Exercise:
Retype, exactly as they stand, the lines from the start of the data to the line that contains "import plotly.graph_objects as go", both ends included. Leave the pictures out.

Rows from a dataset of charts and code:
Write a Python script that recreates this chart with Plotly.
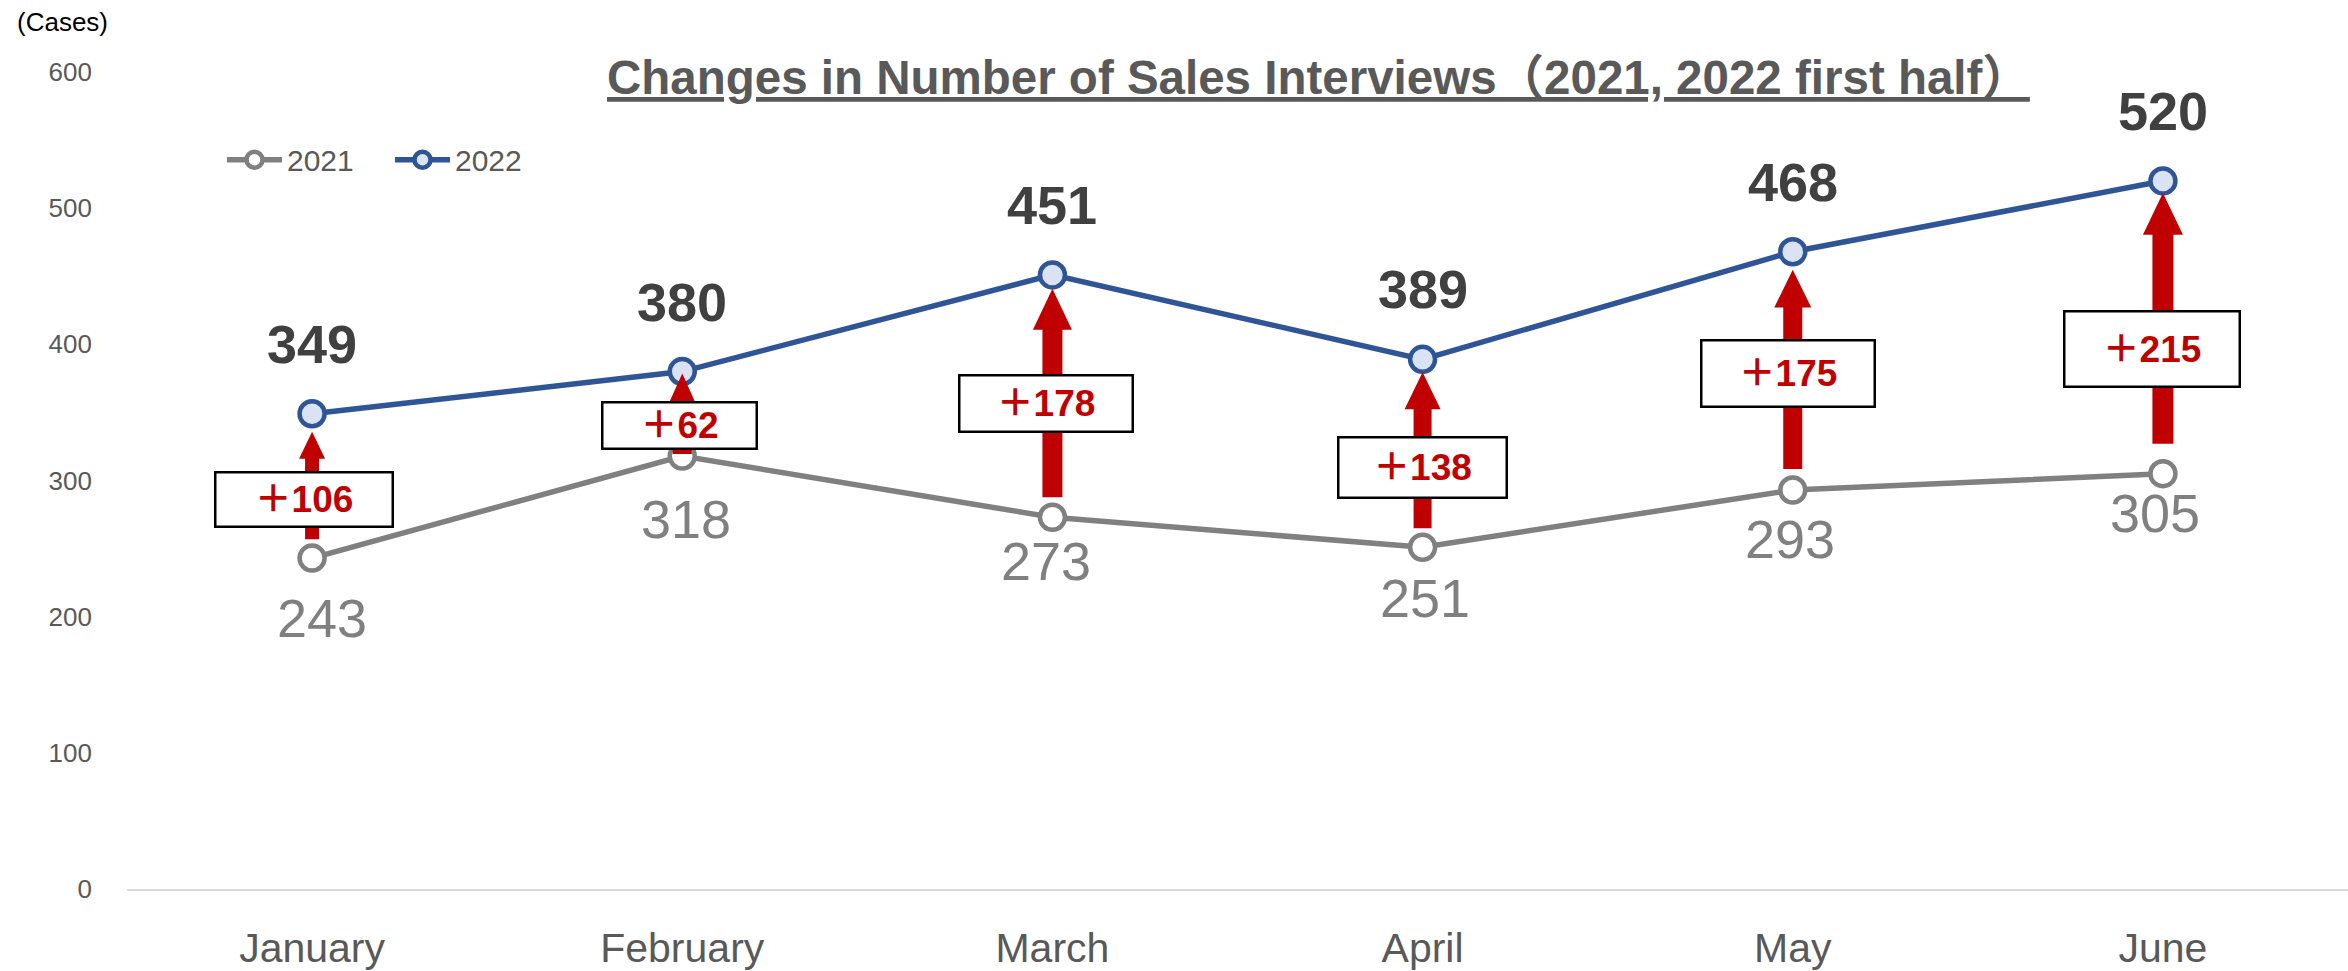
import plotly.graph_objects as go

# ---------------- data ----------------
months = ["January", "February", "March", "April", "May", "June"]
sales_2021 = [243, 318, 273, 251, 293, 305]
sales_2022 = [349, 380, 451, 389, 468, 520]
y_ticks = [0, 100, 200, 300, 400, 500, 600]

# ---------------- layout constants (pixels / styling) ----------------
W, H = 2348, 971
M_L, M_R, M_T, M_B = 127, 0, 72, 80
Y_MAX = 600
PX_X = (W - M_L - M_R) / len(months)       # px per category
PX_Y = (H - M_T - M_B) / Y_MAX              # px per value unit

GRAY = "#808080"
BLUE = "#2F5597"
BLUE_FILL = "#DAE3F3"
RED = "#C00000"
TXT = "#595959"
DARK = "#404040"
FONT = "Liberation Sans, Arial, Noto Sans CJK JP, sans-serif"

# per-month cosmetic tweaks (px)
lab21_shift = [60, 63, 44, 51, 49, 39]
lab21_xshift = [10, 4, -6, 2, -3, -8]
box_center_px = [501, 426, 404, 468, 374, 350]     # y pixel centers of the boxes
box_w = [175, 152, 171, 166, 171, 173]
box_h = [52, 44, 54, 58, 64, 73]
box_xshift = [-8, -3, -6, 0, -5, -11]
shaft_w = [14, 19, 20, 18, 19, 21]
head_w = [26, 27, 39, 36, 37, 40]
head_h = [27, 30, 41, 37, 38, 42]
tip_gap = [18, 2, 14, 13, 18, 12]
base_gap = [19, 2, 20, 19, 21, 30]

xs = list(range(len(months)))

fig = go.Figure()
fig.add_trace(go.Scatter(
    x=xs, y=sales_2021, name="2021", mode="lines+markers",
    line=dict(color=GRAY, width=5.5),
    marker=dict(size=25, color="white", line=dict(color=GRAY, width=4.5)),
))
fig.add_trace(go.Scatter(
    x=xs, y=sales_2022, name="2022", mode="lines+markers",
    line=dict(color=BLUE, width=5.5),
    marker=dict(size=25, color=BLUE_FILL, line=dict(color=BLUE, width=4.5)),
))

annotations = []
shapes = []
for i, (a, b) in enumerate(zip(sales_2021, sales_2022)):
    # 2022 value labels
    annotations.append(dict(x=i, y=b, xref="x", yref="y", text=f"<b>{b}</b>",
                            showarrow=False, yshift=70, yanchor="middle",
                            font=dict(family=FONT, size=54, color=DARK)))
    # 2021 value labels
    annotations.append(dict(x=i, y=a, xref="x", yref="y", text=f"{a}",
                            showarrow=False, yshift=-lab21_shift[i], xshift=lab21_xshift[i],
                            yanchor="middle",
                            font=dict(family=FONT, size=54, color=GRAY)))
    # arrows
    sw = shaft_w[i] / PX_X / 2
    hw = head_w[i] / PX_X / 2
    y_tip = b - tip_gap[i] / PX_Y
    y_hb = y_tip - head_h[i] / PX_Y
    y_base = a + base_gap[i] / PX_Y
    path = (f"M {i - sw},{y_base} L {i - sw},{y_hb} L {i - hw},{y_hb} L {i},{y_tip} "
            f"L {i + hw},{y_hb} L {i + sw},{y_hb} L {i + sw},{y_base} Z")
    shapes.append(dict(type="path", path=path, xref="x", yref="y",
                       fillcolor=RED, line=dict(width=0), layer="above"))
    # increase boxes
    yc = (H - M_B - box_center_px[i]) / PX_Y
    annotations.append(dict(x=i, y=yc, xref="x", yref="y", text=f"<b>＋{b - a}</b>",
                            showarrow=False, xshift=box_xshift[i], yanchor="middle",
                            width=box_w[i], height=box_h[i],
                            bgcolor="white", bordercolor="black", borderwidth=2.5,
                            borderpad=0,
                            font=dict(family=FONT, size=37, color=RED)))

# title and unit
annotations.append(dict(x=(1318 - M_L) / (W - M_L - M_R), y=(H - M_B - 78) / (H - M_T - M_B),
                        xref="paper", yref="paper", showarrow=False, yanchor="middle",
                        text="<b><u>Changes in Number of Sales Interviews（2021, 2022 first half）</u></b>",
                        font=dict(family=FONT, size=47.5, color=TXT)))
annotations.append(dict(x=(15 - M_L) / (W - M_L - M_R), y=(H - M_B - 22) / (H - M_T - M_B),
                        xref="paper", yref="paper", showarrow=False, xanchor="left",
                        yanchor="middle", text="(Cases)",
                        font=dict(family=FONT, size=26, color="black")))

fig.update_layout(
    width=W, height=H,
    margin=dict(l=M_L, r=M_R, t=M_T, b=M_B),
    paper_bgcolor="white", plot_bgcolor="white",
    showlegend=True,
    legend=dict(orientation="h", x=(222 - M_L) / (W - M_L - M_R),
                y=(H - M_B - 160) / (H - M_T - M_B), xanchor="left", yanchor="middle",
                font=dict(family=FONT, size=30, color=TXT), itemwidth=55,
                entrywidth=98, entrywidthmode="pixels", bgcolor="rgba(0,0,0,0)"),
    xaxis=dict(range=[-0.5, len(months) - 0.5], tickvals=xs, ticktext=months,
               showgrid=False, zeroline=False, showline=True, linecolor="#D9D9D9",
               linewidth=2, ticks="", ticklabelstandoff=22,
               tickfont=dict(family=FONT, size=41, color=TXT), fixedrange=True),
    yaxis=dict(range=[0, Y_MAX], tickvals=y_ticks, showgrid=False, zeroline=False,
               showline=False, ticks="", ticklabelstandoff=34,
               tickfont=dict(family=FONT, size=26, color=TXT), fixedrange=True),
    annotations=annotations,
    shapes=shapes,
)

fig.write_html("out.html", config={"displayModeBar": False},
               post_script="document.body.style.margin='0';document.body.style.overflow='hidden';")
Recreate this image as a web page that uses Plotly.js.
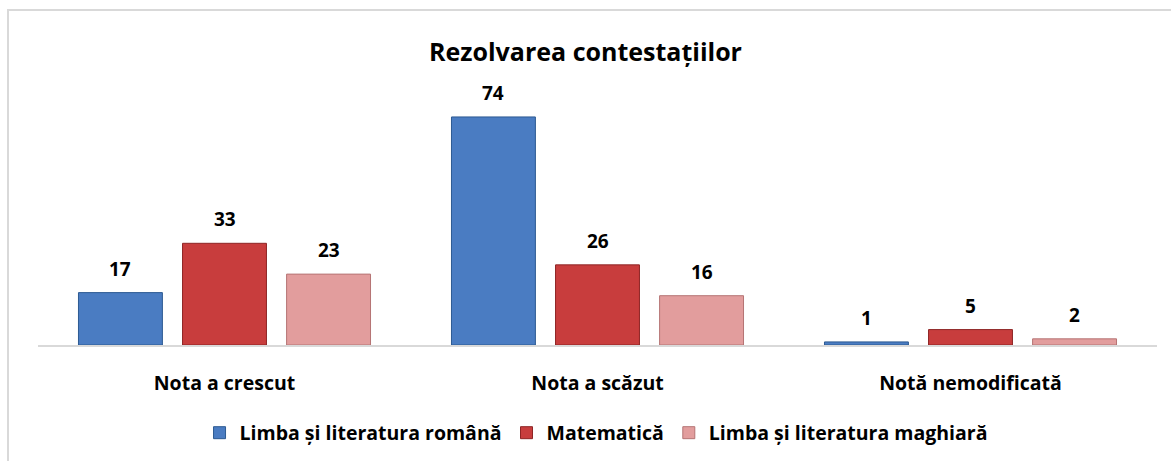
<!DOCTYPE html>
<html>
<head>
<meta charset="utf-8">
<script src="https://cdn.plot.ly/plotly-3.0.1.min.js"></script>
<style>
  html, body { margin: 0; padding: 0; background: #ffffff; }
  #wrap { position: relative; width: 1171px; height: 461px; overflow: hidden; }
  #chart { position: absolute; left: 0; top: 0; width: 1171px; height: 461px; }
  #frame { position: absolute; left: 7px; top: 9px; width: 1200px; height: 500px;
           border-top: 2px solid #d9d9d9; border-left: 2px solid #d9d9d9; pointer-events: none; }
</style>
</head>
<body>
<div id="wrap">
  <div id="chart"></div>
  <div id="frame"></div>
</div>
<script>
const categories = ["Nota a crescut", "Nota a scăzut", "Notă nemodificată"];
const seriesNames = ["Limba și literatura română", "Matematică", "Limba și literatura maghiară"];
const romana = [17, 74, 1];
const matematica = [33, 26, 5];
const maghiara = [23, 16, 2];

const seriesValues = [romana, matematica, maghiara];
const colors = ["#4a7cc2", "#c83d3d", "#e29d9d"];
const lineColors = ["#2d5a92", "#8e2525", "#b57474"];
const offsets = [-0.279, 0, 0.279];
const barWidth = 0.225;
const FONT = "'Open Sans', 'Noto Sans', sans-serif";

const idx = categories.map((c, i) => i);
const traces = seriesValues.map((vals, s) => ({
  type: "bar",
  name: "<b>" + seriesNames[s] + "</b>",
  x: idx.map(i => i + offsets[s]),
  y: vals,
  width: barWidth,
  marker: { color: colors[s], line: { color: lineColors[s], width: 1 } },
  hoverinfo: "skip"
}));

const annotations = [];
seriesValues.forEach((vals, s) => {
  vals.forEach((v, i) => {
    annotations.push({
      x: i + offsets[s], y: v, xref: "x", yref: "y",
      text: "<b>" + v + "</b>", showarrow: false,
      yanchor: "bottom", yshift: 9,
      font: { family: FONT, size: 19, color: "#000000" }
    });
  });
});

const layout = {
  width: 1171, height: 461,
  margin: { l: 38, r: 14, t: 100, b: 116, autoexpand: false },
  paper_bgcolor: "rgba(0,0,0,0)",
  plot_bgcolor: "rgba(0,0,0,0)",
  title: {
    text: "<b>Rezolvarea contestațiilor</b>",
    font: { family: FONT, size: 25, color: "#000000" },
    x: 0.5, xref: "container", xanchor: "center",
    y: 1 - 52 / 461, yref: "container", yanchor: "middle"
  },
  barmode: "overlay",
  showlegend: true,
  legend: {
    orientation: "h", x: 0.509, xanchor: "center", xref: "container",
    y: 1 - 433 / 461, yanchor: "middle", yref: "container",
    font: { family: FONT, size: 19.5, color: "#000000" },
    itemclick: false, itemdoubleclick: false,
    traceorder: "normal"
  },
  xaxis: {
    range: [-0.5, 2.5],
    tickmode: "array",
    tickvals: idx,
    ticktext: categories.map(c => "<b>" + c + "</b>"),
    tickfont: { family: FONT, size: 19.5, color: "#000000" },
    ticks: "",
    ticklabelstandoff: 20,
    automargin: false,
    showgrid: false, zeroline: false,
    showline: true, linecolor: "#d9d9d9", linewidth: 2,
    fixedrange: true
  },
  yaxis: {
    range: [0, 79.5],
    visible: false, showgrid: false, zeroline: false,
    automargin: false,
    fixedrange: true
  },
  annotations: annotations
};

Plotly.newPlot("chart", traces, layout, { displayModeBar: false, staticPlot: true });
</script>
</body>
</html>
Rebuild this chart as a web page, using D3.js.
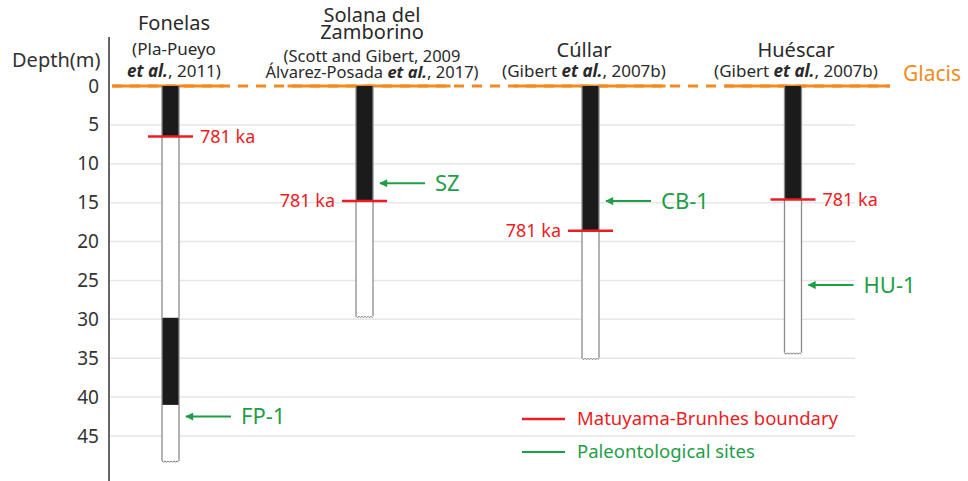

Written answer:
Write a Python script that recreates this chart with Plotly.
import plotly.graph_objects as go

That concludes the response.